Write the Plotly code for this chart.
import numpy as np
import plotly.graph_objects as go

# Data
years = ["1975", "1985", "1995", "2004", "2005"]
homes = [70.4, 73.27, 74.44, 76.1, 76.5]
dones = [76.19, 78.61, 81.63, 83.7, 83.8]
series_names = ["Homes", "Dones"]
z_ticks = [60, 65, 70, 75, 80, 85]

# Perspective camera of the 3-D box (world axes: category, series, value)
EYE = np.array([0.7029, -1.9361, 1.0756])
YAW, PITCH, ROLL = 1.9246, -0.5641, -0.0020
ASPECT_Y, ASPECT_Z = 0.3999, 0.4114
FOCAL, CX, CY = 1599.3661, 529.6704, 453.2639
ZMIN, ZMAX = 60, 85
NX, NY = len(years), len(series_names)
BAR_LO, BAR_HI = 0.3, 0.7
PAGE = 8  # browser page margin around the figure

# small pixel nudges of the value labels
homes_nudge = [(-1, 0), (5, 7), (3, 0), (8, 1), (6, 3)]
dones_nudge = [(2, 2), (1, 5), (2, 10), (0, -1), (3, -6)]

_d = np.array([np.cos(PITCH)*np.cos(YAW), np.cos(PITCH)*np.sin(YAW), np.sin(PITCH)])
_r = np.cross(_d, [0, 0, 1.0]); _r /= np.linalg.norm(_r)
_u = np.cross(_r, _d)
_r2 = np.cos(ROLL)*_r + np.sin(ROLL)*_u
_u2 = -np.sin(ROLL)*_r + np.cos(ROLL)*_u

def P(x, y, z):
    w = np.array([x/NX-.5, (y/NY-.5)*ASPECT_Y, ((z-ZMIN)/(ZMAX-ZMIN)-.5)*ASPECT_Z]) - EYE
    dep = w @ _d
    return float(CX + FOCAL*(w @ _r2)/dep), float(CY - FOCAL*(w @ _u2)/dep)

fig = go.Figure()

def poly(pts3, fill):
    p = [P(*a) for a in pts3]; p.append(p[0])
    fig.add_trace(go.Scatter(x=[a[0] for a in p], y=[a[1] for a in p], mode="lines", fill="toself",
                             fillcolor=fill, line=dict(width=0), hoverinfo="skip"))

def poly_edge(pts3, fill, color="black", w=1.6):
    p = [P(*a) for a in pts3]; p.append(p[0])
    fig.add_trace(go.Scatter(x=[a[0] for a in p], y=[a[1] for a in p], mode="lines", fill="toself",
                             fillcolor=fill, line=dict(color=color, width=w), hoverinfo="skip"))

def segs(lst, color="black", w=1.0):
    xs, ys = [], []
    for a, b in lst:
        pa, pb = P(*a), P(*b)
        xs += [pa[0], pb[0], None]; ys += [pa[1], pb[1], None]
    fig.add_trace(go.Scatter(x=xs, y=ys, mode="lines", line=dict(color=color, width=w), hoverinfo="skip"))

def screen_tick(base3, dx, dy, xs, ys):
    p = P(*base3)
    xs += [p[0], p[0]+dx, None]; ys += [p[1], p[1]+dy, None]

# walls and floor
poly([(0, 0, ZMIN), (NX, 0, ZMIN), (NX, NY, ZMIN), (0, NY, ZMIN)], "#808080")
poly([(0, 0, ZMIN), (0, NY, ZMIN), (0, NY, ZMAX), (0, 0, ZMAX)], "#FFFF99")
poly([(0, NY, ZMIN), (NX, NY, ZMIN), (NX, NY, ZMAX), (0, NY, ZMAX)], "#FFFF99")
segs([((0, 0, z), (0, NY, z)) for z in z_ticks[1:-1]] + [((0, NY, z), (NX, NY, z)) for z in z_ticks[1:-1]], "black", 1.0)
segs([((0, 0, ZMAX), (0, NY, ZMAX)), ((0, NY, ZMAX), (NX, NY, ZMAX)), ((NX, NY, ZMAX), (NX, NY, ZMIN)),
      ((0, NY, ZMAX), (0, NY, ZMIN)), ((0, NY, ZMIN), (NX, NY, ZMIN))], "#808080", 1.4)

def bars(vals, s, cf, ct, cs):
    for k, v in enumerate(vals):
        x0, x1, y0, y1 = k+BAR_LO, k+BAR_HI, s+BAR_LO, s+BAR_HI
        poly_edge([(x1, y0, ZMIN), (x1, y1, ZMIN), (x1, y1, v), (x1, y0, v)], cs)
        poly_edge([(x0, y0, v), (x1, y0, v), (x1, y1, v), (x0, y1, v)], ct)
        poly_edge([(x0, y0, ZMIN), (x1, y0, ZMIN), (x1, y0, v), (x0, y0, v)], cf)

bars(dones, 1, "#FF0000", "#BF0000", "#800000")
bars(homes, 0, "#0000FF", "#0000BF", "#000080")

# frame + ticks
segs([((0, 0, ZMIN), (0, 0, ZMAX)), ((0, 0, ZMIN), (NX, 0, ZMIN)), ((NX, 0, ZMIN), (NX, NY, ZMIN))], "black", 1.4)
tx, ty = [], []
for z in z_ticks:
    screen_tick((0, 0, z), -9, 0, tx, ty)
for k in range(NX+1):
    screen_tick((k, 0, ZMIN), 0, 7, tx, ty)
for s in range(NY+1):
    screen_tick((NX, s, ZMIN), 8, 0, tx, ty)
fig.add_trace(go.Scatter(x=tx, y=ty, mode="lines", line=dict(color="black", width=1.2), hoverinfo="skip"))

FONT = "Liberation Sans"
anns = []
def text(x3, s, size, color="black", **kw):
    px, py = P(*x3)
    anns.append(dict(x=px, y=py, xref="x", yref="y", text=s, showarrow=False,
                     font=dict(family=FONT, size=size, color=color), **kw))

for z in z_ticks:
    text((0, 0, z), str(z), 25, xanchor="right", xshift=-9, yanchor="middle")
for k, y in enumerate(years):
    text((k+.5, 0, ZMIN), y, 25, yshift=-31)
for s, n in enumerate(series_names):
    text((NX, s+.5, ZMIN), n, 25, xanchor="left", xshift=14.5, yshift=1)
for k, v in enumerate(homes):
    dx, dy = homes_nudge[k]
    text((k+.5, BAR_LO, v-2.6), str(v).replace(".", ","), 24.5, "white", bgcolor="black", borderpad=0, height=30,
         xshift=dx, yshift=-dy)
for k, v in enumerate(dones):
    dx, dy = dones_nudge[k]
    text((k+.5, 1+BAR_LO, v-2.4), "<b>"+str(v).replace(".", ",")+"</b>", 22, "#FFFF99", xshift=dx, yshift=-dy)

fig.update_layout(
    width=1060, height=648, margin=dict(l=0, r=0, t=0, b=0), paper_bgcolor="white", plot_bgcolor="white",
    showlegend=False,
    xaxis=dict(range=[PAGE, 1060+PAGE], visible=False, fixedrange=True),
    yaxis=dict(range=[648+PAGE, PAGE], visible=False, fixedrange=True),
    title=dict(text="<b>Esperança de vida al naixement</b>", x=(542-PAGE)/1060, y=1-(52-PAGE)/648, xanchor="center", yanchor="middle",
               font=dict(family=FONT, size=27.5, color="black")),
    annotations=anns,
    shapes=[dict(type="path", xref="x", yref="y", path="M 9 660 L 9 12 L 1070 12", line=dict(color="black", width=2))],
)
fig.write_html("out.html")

====

• **AIM OF THE TASK**:
Please transcribe, exactly and with nothing added, the lines from the first line of the material above through the line that contains "fig = go.Figure()".

• **FINISHED ANSWER**:
Write the Plotly code for this chart.
import numpy as np
import plotly.graph_objects as go

# Data
years = ["1975", "1985", "1995", "2004", "2005"]
homes = [70.4, 73.27, 74.44, 76.1, 76.5]
dones = [76.19, 78.61, 81.63, 83.7, 83.8]
series_names = ["Homes", "Dones"]
z_ticks = [60, 65, 70, 75, 80, 85]

# Perspective camera of the 3-D box (world axes: category, series, value)
EYE = np.array([0.7029, -1.9361, 1.0756])
YAW, PITCH, ROLL = 1.9246, -0.5641, -0.0020
ASPECT_Y, ASPECT_Z = 0.3999, 0.4114
FOCAL, CX, CY = 1599.3661, 529.6704, 453.2639
ZMIN, ZMAX = 60, 85
NX, NY = len(years), len(series_names)
BAR_LO, BAR_HI = 0.3, 0.7
PAGE = 8  # browser page margin around the figure

# small pixel nudges of the value labels
homes_nudge = [(-1, 0), (5, 7), (3, 0), (8, 1), (6, 3)]
dones_nudge = [(2, 2), (1, 5), (2, 10), (0, -1), (3, -6)]

_d = np.array([np.cos(PITCH)*np.cos(YAW), np.cos(PITCH)*np.sin(YAW), np.sin(PITCH)])
_r = np.cross(_d, [0, 0, 1.0]); _r /= np.linalg.norm(_r)
_u = np.cross(_r, _d)
_r2 = np.cos(ROLL)*_r + np.sin(ROLL)*_u
_u2 = -np.sin(ROLL)*_r + np.cos(ROLL)*_u

def P(x, y, z):
    w = np.array([x/NX-.5, (y/NY-.5)*ASPECT_Y, ((z-ZMIN)/(ZMAX-ZMIN)-.5)*ASPECT_Z]) - EYE
    dep = w @ _d
    return float(CX + FOCAL*(w @ _r2)/dep), float(CY - FOCAL*(w @ _u2)/dep)

fig = go.Figure()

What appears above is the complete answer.